San Francisco-based AI startup Imbue has raised $200 million in Series B funding led by nonprofit Astera Institute, valuing the company at over $1 billion. Imbue, formerly known as Generally Intelligent, aims to develop AI “agents” that can reason, communicate, and accomplish complex goals autonomously.
The sizable round gives Imbue access to 10,000 NVIDIA H100 GPUs to power its research. While rivals like OpenAI and Anthropic focus on foundation models like GPT-4, Imbue is taking a different approach, aiming to build virtual assistants that act more like autonomous human researchers.
Imbue is adopting a comprehensive approach to train and build AI systems that are optimized for reasoning. The initiative comprises several layers:
- Models: Imbue has pretrained its own LLM (>100B parameter) models that performs well on internal reasoning benchmarks.
- Agents: These models underpin their experimental agents that are intended for serious contexts of use, and focused on coding tasks at this stage.
- Interfaces: The company is exploring novel user interfaces and experiences aimed at enhancing robustness, trust, and collaboration between humans and intelligent machines.
- Tools: Imbue invests in building its own array of tools, from debugging and visualization interfaces, to systems that automate much of hyperparameter tuning and network architecture search.
- Theory: A commitment to understanding the theoretical basis of deep learning, aimed at establishing models that are not only powerful but safe.
By employing a "full-stack" approach, Imbue aims to create a virtuous cycle where improvements in agents and tools lead to better models, thereby unlocking even more useful agents and further model improvements.
Imbue's agents could potentially help with a range of tasks from biological research to travel planning and coding, executing analysis and follow-up steps without supervision. According to the company, coding offers an ideal test-bed for reasoning capabilities because it is highly objective: code either works or it doesn't. This focus also offers strategic advantages.
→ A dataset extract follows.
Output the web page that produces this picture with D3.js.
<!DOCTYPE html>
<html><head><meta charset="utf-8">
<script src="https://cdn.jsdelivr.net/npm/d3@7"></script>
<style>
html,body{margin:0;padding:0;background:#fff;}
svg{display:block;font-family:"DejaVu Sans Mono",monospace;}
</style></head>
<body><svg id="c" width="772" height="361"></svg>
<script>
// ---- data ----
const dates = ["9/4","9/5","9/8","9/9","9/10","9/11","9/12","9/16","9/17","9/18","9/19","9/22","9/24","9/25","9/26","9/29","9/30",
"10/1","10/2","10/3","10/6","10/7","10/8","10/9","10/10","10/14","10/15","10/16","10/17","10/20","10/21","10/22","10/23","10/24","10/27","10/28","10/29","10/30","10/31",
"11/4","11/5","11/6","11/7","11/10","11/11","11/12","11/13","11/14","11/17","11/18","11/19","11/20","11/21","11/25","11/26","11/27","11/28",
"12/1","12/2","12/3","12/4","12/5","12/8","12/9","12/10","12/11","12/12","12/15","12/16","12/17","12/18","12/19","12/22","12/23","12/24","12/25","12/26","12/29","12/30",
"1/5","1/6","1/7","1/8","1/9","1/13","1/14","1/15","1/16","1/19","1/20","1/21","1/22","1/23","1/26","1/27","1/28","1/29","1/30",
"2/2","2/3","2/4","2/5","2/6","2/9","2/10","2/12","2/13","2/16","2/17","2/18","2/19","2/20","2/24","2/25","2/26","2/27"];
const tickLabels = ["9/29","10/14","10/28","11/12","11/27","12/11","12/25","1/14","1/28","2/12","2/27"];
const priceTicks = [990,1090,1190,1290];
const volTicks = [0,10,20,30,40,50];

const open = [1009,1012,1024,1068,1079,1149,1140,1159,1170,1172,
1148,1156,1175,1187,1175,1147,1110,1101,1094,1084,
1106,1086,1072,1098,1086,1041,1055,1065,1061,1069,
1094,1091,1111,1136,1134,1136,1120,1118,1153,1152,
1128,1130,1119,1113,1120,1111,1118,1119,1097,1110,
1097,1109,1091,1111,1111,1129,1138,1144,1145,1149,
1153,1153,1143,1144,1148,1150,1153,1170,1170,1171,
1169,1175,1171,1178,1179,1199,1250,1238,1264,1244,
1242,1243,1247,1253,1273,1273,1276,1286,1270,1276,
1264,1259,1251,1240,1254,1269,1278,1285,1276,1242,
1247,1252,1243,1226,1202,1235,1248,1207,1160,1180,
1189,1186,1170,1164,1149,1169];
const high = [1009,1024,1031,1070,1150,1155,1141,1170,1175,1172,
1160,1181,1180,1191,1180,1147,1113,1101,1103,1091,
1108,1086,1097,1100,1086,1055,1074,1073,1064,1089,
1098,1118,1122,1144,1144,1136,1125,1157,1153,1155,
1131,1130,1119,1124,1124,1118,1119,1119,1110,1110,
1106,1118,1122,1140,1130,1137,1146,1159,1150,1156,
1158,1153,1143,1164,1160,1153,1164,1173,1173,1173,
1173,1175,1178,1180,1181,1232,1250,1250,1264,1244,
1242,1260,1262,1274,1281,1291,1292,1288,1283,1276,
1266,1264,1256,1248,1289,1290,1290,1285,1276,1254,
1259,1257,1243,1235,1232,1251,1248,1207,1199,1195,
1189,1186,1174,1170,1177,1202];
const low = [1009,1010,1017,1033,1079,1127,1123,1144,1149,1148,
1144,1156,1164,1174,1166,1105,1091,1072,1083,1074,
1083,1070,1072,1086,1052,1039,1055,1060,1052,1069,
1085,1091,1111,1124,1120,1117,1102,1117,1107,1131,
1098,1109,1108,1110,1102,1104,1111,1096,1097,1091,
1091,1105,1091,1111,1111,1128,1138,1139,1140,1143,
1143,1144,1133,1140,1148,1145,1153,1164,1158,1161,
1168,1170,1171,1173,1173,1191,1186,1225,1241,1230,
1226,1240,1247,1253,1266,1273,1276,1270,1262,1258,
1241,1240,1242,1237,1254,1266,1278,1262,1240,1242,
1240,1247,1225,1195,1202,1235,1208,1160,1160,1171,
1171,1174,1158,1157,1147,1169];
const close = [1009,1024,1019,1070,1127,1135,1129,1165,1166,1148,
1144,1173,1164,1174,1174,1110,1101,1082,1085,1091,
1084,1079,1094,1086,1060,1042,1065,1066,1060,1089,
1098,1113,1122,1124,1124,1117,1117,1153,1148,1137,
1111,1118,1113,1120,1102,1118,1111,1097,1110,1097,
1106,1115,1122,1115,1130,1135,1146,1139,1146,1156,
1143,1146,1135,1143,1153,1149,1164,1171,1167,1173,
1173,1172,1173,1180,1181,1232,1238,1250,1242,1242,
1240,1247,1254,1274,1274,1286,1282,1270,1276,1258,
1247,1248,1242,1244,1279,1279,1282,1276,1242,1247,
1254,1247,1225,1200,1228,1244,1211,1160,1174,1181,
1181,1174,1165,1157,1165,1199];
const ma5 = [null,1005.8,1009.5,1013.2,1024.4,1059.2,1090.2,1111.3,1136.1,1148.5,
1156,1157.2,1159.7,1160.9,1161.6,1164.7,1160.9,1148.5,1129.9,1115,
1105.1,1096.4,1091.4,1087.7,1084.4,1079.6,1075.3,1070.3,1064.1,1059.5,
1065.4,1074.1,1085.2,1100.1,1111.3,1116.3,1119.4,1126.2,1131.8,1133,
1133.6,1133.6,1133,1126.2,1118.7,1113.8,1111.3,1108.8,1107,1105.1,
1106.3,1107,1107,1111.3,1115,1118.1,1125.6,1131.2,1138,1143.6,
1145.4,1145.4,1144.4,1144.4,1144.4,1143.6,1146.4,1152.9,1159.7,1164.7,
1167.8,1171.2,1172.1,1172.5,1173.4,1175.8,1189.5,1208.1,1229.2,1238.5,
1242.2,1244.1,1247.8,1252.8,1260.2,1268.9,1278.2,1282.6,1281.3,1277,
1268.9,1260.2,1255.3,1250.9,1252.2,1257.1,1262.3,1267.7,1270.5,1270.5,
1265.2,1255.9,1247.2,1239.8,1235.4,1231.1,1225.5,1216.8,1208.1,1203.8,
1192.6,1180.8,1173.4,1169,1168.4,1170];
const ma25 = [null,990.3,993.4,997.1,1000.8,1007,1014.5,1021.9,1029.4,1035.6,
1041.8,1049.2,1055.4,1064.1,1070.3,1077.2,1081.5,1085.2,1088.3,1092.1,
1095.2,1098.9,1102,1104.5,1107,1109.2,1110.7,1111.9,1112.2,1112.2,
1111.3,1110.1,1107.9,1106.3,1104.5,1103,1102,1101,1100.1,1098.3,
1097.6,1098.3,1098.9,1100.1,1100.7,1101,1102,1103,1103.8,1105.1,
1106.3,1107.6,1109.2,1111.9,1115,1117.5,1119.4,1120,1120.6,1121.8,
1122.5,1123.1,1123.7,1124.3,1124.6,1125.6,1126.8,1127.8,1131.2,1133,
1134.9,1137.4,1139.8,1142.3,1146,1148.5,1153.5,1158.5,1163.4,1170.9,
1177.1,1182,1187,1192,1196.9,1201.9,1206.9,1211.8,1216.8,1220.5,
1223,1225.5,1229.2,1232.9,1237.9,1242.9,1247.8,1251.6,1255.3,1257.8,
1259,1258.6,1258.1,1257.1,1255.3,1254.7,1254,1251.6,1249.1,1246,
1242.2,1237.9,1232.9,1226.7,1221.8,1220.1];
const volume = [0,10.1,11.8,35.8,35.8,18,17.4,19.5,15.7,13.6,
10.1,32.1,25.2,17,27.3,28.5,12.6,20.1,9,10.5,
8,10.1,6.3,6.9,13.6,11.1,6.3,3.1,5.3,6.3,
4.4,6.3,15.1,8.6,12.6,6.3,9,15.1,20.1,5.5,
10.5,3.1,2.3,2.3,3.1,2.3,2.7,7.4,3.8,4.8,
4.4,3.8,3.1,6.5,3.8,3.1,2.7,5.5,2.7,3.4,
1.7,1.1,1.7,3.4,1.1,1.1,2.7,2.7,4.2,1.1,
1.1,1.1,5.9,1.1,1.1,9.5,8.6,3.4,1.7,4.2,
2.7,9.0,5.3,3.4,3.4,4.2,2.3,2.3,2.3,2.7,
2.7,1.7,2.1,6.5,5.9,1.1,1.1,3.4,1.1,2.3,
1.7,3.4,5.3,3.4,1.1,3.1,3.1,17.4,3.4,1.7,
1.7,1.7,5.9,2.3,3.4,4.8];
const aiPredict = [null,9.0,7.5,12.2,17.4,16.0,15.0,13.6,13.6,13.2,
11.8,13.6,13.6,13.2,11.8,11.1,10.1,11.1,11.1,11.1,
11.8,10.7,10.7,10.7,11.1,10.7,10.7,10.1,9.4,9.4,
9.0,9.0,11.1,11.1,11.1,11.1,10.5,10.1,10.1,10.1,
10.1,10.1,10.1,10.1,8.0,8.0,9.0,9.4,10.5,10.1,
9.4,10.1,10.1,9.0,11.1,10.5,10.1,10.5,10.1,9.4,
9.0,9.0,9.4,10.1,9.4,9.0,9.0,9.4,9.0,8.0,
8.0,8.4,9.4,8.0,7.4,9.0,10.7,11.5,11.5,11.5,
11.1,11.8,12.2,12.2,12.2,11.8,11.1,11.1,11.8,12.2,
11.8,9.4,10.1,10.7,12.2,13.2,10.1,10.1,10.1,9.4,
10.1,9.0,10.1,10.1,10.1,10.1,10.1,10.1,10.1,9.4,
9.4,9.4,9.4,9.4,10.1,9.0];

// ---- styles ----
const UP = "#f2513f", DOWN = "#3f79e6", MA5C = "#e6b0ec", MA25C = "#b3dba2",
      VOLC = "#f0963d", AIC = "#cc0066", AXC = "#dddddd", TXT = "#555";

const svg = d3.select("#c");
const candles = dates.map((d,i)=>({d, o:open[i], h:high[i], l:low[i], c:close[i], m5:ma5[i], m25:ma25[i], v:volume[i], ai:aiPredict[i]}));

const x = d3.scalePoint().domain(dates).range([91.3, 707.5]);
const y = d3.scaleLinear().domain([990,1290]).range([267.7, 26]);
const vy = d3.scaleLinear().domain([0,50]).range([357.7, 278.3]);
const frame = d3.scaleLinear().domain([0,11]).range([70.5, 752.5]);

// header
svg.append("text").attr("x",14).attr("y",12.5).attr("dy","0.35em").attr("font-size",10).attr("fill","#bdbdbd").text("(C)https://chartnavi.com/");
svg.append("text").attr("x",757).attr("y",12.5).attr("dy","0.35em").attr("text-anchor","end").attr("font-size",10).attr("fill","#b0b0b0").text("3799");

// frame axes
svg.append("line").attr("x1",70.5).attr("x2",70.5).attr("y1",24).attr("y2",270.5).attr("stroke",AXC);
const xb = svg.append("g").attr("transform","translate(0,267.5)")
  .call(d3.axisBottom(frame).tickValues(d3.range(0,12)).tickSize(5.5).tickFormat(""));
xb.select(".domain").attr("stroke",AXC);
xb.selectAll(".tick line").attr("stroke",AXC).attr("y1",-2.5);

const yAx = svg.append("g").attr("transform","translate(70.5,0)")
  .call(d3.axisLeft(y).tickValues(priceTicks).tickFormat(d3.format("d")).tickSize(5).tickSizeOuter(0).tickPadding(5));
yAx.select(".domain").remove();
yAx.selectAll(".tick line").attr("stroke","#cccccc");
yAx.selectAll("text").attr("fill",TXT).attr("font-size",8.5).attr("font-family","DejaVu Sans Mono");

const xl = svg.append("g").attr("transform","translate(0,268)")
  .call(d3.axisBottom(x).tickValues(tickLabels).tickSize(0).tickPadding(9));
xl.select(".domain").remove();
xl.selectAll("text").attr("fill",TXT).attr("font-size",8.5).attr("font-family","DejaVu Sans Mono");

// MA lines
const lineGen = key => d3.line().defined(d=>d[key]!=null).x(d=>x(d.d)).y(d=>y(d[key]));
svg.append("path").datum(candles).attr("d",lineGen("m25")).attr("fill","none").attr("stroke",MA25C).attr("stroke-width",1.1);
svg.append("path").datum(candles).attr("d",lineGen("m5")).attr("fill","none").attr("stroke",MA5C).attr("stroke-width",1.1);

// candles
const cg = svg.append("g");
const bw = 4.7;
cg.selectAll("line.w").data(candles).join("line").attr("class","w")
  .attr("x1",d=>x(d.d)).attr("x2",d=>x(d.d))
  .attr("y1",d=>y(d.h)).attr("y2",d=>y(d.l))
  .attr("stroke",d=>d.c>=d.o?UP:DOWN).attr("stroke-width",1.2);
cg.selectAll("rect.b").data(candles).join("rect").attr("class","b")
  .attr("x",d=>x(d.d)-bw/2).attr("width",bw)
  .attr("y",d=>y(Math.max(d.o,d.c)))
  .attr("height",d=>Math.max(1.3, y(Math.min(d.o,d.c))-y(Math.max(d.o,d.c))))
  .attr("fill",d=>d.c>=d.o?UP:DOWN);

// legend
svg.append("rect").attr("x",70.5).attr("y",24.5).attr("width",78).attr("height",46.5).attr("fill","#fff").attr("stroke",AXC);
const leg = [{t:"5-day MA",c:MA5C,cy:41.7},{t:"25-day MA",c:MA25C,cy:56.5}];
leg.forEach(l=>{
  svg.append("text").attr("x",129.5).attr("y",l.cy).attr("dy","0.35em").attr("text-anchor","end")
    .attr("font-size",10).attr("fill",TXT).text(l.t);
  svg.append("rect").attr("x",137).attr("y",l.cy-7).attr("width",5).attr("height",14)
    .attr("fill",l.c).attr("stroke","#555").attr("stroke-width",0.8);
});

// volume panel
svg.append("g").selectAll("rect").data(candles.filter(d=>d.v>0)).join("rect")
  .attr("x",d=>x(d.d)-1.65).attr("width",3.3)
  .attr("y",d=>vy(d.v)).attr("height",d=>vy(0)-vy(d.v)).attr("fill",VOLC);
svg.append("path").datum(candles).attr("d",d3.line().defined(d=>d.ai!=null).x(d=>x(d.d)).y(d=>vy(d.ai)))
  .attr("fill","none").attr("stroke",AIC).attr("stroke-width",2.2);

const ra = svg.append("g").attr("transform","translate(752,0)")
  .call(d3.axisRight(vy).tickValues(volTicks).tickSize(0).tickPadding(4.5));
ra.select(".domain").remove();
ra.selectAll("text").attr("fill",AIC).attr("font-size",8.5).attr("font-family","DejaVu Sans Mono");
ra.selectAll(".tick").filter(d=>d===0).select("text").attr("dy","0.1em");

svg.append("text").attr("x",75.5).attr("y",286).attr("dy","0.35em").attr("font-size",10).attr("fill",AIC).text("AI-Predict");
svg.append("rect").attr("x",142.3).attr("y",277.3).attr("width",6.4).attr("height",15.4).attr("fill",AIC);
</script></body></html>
As agents improve and assume more of the work, they contribute to a faster pace of research and engineering, eventually offering a glimpse into what organizations might look like when augmented by functional AI agents. But the startup remains in the early research stage, with no public demos available yet and just 20 employees, according to Forbes.
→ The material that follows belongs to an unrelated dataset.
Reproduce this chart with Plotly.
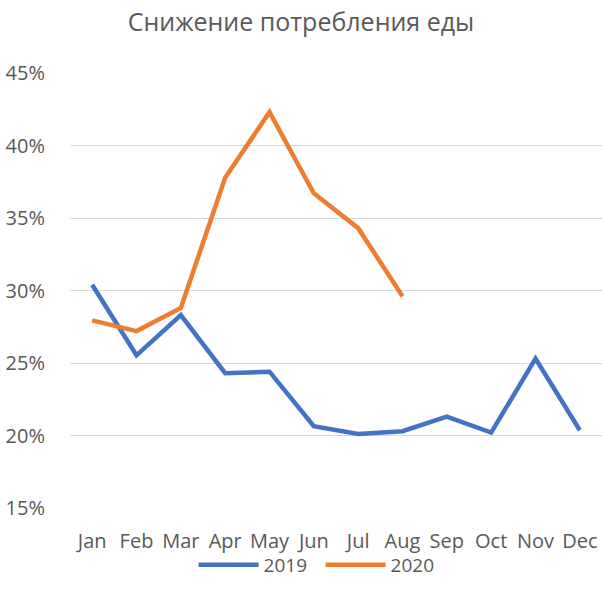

Imbue's founders, Kanjun Qiu and Josh Albrecht, aim to build the equivalent of what Xerox PARC was for personal computers. PARC made PCs accessible to everyday users; Imbue wants to do the same for AI agents. “We believe AI has the potential to thin the barrier between ideas and execution,” said Qiu in a statement.
The founders acknowledge commercial applications could be years away. Imbue backer Jed McCaleb said the startup's valuation stems from long-term opportunity. He saw an internal demo persuasive enough to lead his nonprofit Astera Institute to spearhead the round rather than traditional VC firms.
With massive funding and resources, Imbue is making an ambitious bet to realize its vision. But some critics have questioned whether Imbue has the expertise to operate a serious AI research lab, given the co-founders' relatively unconventional paths. Qiu and Albrecht dismiss these concerns, pointing to their team’s diverse academic backgrounds in AI research, neuroscience, and plasma physics as a strength. The founders say they are comfortable with their decision to bypass traditional venture capital avenues for funding, acknowledging that their groundbreaking work could take years to commercialize.
Imbue's massive funding round and valuation reflect the red-hot interest and sky-high expectations around AI. The startup is making a risky, long-term bet that its unconventional approach will pay off where others have failed. With its patient backers and commitment to a comprehensive research strategy, Imbue believes it can overcome skepticism and pioneer the next generation of AI agents. But the startup still has everything to prove. Whether Imbue's ambitions manifest or go down as speculation will likely take years to assess. For now, the AI community will be watching closely as this dark horse tries to make good on its billion-dollar promise.